_Set exercise:_
Repeat every line of the data exactly, but not the pictures.

— begin Source excerpt —

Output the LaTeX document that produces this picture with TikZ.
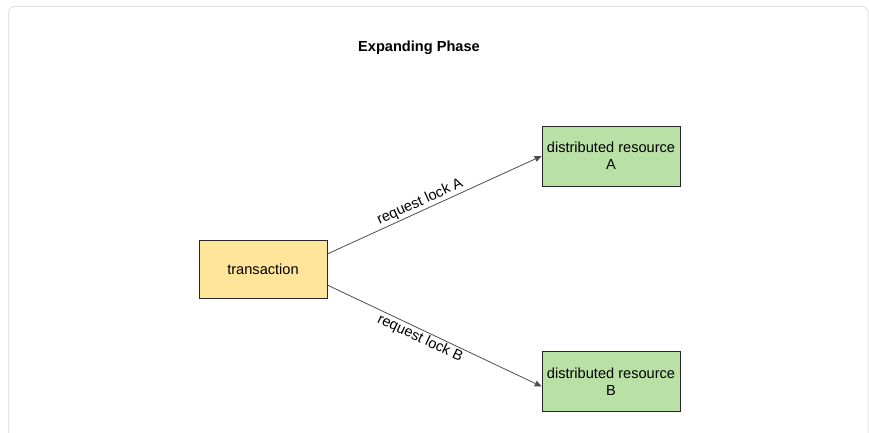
\documentclass[tikz,border=0pt]{standalone}
\usepackage{fontspec}
\setmainfont{Liberation Sans}
\usetikzlibrary{arrows.meta,positioning,calc}
\definecolor{txfill}{HTML}{FFE599}
\definecolor{resfill}{HTML}{B9E0A5}
\definecolor{edgegray}{HTML}{4D4D4D}
\definecolor{framegray}{HTML}{E3E3E3}

\begin{document}
\begin{tikzpicture}[x=1pt,y=1pt,>=Stealth,
semithick, font=\fontsize{14.6}{17}\selectfont]

\tikzstyle{every box}=[rectangle, draw=black!85, line width=0.6pt, align=center, inner sep=0pt]
\tikzstyle{txbox}=[every box, fill=txfill, minimum width=128, minimum height=58]
\tikzstyle{resbox}=[every box, fill=resfill, minimum width=138, minimum height=60]
\tikzstyle{lockedge}=[-{Triangle[length=7pt,width=6pt]}, draw=edgegray, line width=0.8pt]
\tikzstyle{locklabel}=[pos=0.45, sloped, inner sep=1.5pt]

\useasboundingbox (0,0) rectangle (869,432);
\draw[framegray, line width=1pt, rounded corners=6pt] (8.5,-20) -- (8.5,425.5) -- (868,425.5) -- (868,-20);

%title
\node[font=\bfseries\fontsize{14.6}{17}\selectfont]
(title) at (419,384)
{Expanding Phase};

\node[txbox]
(trans) at (263,163)
{transaction};

\node[resbox]
(resA) at (611,276)
{distributed resource\\A};

\node[resbox]
(resB) at (611,50.5)
{distributed resource\\B};

\draw[lockedge] ([yshift=15]trans.east) -- (resA.west)
  node[locklabel, above] (lblA) {request lock A};
\draw[lockedge] ([yshift=-16]trans.east) -- ([yshift=-5]resB.west)
  node[locklabel, below] (lblB) {request lock B};

\end{tikzpicture}
\end{document}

— end Source excerpt —

_Reply:_
Output the LaTeX document that produces this picture with TikZ.
\documentclass[tikz,border=0pt]{standalone}
\usepackage{fontspec}
\setmainfont{Liberation Sans}
\usetikzlibrary{arrows.meta,positioning,calc}
\definecolor{txfill}{HTML}{FFE599}
\definecolor{resfill}{HTML}{B9E0A5}
\definecolor{edgegray}{HTML}{4D4D4D}
\definecolor{framegray}{HTML}{E3E3E3}

\begin{document}
\begin{tikzpicture}[x=1pt,y=1pt,>=Stealth,
semithick, font=\fontsize{14.6}{17}\selectfont]

\tikzstyle{every box}=[rectangle, draw=black!85, line width=0.6pt, align=center, inner sep=0pt]
\tikzstyle{txbox}=[every box, fill=txfill, minimum width=128, minimum height=58]
\tikzstyle{resbox}=[every box, fill=resfill, minimum width=138, minimum height=60]
\tikzstyle{lockedge}=[-{Triangle[length=7pt,width=6pt]}, draw=edgegray, line width=0.8pt]
\tikzstyle{locklabel}=[pos=0.45, sloped, inner sep=1.5pt]

\useasboundingbox (0,0) rectangle (869,432);
\draw[framegray, line width=1pt, rounded corners=6pt] (8.5,-20) -- (8.5,425.5) -- (868,425.5) -- (868,-20);

%title
\node[font=\bfseries\fontsize{14.6}{17}\selectfont]
(title) at (419,384)
{Expanding Phase};

\node[txbox]
(trans) at (263,163)
{transaction};

\node[resbox]
(resA) at (611,276)
{distributed resource\\A};

\node[resbox]
(resB) at (611,50.5)
{distributed resource\\B};

\draw[lockedge] ([yshift=15]trans.east) -- (resA.west)
  node[locklabel, above] (lblA) {request lock A};
\draw[lockedge] ([yshift=-16]trans.east) -- ([yshift=-5]resB.west)
  node[locklabel, below] (lblB) {request lock B};

\end{tikzpicture}
\end{document}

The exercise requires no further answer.